Hope You Enjoyed Your Week in the Spotlight, Kelly Ayotte


kelly ayotteKelly Ayotte introduces Mitt Romney at a campaign event in Derry, New Hampshire, back in January. Most Americans say: Kelly who? (Photo by WEBN-TV on Flickr.)

New Hampshire’s junior Senator Kelly Ayotte received a blast of the national limelight this week as speculators and political prognosticators ran amok, wondering aloud whether Mitt Romney might sweep Ayotte off her feet and eventually name her the winner of The Great American Veepstakes.

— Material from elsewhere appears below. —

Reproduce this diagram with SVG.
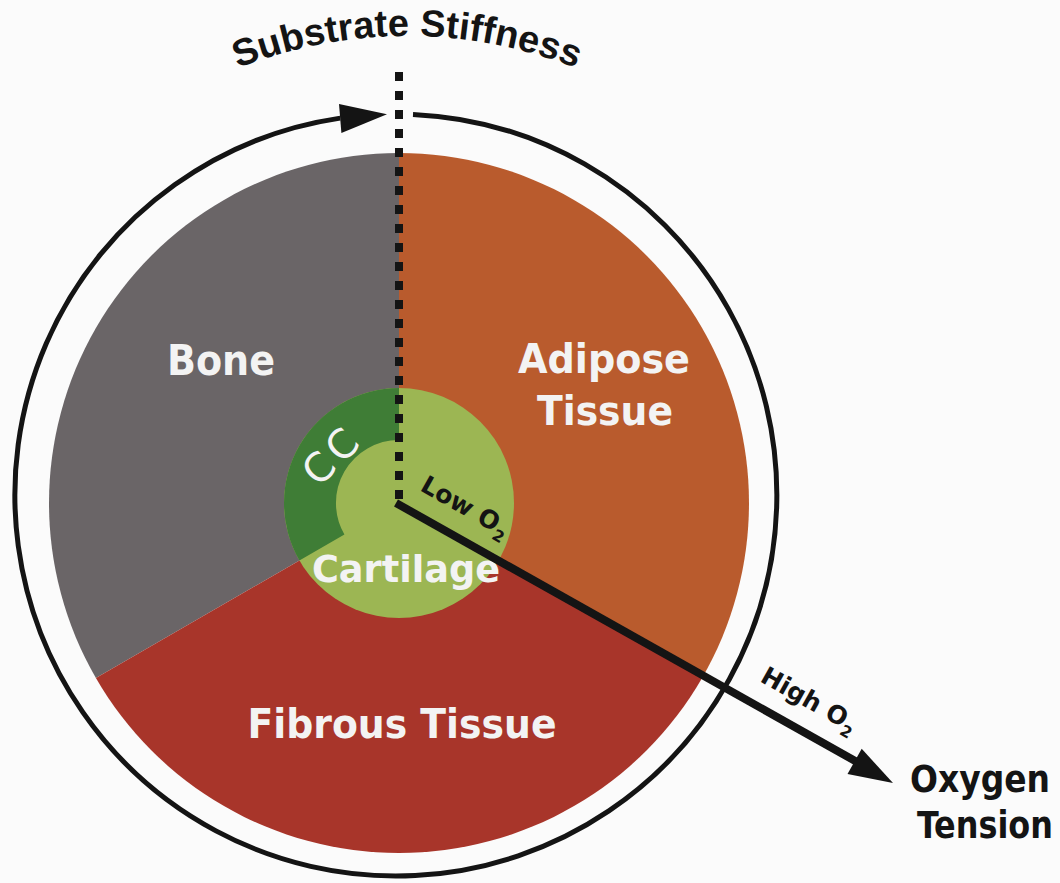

NBC’s political guru Chuck Todd mentioned her as a “dark horse” on Meet the Press last Sunday, for example, and the National Journal is calling her Romney’s “sleeper” choice. Joe Battenfeld of the Herald went so far as to call Ayotte the “perfect mate” for Romney.

But all of this seems silly — political bluster aimed at filling the veins of political junkies during this transition period between the GOP primaries and the Big Event. Let me put it simply: Ayotte will not be on the ticket.

Don’t get me wrong; on the surface she brings a number of pluses. She’s from a swing state, is articulate and polished, unlikely to thrust her foot deep into her own mouth, and she would diversify the GOP ticket desperate for every female voter it can woo. At some point, she will probably be a player on the national stage. But not now.

“I don’t think there’s much chance that Romney will pick her,” Larry Sabato, director of the University of Virginia Center for Politics, told me.

For one thing, New Hampshire might be a swing state, but with only four electoral votes, it is hardly a key swing state. And since Romney calls New Hampshire’s neighbor, Massachusetts, his home — or at least one of his many homes — it doesn’t make a ton of sense to use his VP choice to sew up just those four electoral votes.

“Everyone says, ‘But look at Gore and Clinton,’” Sabato says. “But that was a very different situation. That was two states in the center of the country surrounded by swing states. This is not the same thing. There are no other swing states in the area, and it just doesn’t make a lot of sense to me.”

When you look at some of the voting groups Romney would like to attract, Hispanics and women jump out. There is little indication Ayotte would help draw Hispanic voters, so that leaves women. But history tells us that just because she’s a woman doesn’t mean other women will necessarily vote for her team.

In 1984, when Geraldine Ferraro joined Democrat presidential nominee Walter Mondale, 44 percent of women voted for them versus 56 percent of women voting for Ronald Reagan and Geroge H.W. Bush. The next time a woman was chosen as a V.P candidate was Sarah Palin in 2008, and the margin was even wider, as 56 percent of women voted for Obama versus 43 percent for John McCain and Palin.

“Those are your two cases,” says Sabato, “and it made no difference.”

Ayotte may be poised for bigger things at some point, but for right now, I hope she enjoyed her few moments of national fame. The blazing spotlight is about to grow dim.